Which is why Esteban found himself enjoying the CoalitionWILD’s EXCELerator program. “I’ve seen a lot of this kind of process to encourage and build the capacity of young people,” he shared. “But I haven’t seen a project like CoalitionWILD. I think it’s the best I’ve seen at this young age.” He mentioned that he was able to learn a lot of things during the EXCELerator—such as the steps needed to succeed in project organization and management, writing, communication, and other practical things. But above all, the Esteban is fond of the EXCELerator for the people it has introduced him to.
“I think one of the things that I most appreciate about this Excelerator program is the family you work with. The people that you know. I think you just realize that there are a lot of people in the world that are amazing and they are doing amazing projects and generating positive impacts. “
In a similar vein, his own project, minimizing waste pollution in the Mashpi community, embodies a spirit of community among its learners. Esteban aims to create a social link with the Mashpi community. He has been working with the community since April 2021 and finds the Mashpi people to be wonderful and open to learning experiences that would help improve their community.

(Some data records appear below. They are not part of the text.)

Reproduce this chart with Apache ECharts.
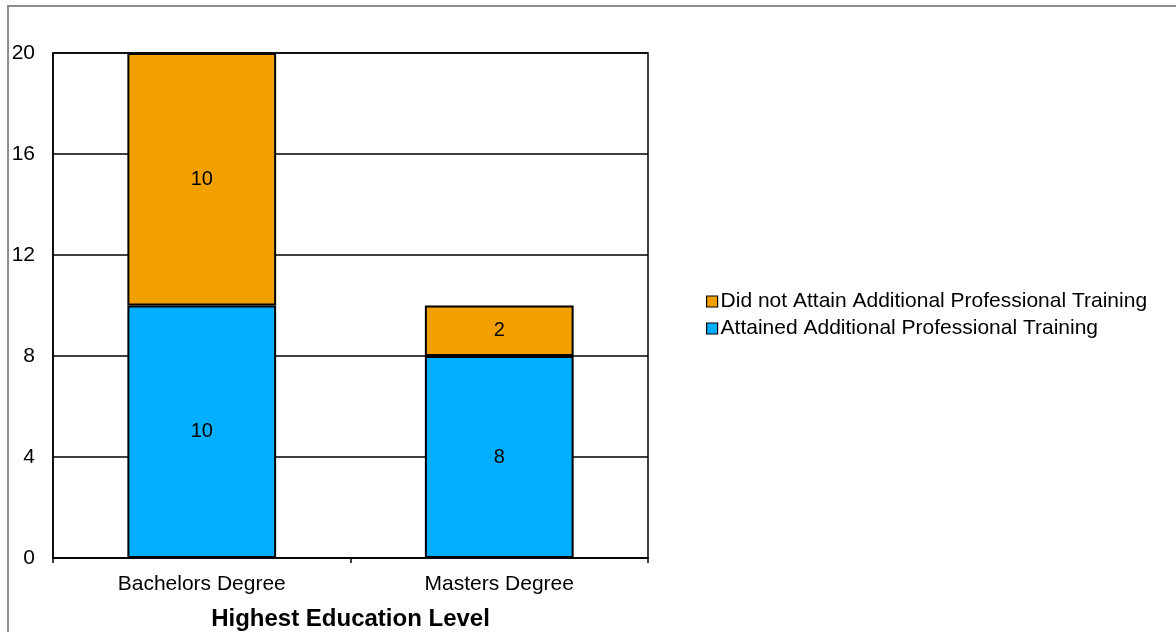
<!DOCTYPE html>
<html><head><meta charset="utf-8">
<script src="https://cdn.jsdelivr.net/npm/echarts@6/dist/echarts.min.js"></script>
<style>
html,body{margin:0;padding:0;background:#fff;}
#wrap{position:absolute;left:0;top:0;width:1176px;height:632px;overflow:hidden;}
#frame{position:absolute;left:7px;top:5px;width:1200px;height:700px;border:2px solid #8c8c8c;box-sizing:border-box;}
#c{position:absolute;left:0;top:0;width:1176px;height:632px;}
</style></head>
<body><div id="wrap"><div id="frame"></div><div id="c"></div></div>
<script>
const categories = ['Bachelors Degree', 'Masters Degree'];
const attained = [10, 8];
const notAttained = [10, 2];
const seriesNames = ['Attained Additional Professional Training', 'Did not Attain Additional Professional Training'];
const axisTitle = 'Highest Education Level';

const chart = echarts.init(document.getElementById('c'), null, {renderer:'canvas'});
const font = 'Liberation Sans, Arial, sans-serif';
const lbl = {show:true, position:'inside', color:'#000', fontSize:20, fontFamily:font};
chart.setOption({
  animation:false,
  backgroundColor:'transparent',
  grid:{left:53, right:528, top:53, bottom:74, containLabel:false, outerBoundsMode:'none',
        show:true, borderColor:'#000', borderWidth:1.5, backgroundColor:'transparent'},
  legend:{
    orient:'vertical', left:701, top:286, itemWidth:11, itemHeight:11, itemGap:6,
    data:[seriesNames[1], seriesNames[0]],
    icon:'rect',
    itemStyle:{borderColor:'#000', borderWidth:1.2},
    textStyle:{fontSize:21, lineHeight:21, color:'#000', fontFamily:font, padding:[0,0,0,-2]}
  },
  xAxis:{
    type:'category', data:categories,
    axisLine:{lineStyle:{color:'#000', width:1.5}},
    axisTick:{show:true, length:5, lineStyle:{color:'#000', width:1.5}},
    axisLabel:{color:'#000', fontSize:21, fontFamily:font, margin:16},
    name:axisTitle, nameLocation:'middle', nameGap:49,
    nameTextStyle:{fontSize:24, fontWeight:'bold', color:'#000', fontFamily:font}
  },
  yAxis:{
    type:'value', min:0, max:20, interval:4,
    axisLine:{show:true, lineStyle:{color:'#000', width:1.5}},
    axisTick:{show:false},
    axisLabel:{color:'#000', fontSize:21, fontFamily:font, margin:18},
    splitLine:{lineStyle:{color:'#000', width:1.5}}
  },
  series:[
    {name:seriesNames[0], type:'bar', stack:'a', data:attained, barWidth:'50%',
     itemStyle:{color:'#02AEFF', borderColor:'#000', borderWidth:2}, label:lbl},
    {name:seriesNames[1], type:'bar', stack:'a', data:notAttained, barWidth:'50%',
     itemStyle:{color:'#F2A000', borderColor:'#000', borderWidth:2}, label:lbl}
  ]
});
</script></body></html>
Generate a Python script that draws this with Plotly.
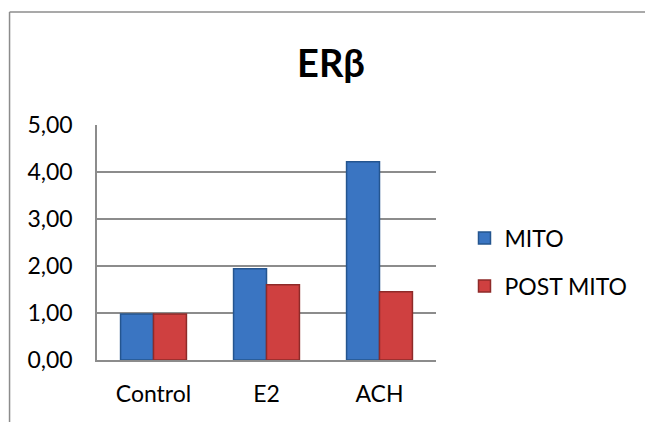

“I intend to create a safe space for people to learn by playing,” Esteban promised. “[I will] find a simple message at the end of each session, one that will be reflected upon in open dialogues so that everyone can build upon what is shared.” For him, it is incredibly important for people, adults and youth alike, to feel involved and engaged in capacity-building sessions. Capacity-building workshops, after all, are spaces where people often allow themselves to be open in pursuit of learning.
Esteban started his pilot scheme in December of 2021, with the objective of gathering littering information of the community. He teamed up with the community guides to develop workshops. Unfortunately, there was not enough time to get actual results from the syllabus. But Esteban remains unfazed; he is committed to recalibrating the project to implement the guide alongside Unidos por la Educación Foundation.
In the long run, Esteban hopes to see the syllabus his team will develop for the project be adopted by schools. After all, to quote him, “It starts with education. You go to school to learn theory.” He wants to work with more young people in the future, as they are at a ripe age to transform their beliefs and behavior about the environment. “I think the youth has a creative way of thinking and has good energy; it is the perfect age. We are also the most in percentile [in population], but also less in participation.”
As a young person himself, Esteban remains open to learning opportunities similar to what he provides to the Mashpi community. His personal goal for now is to continue believing in change. “Hope is strong in the youth,” he said. “We still believe that it is possible to do things that can change the world. It is about never abandoning this feeling that helps us do even the impossible.”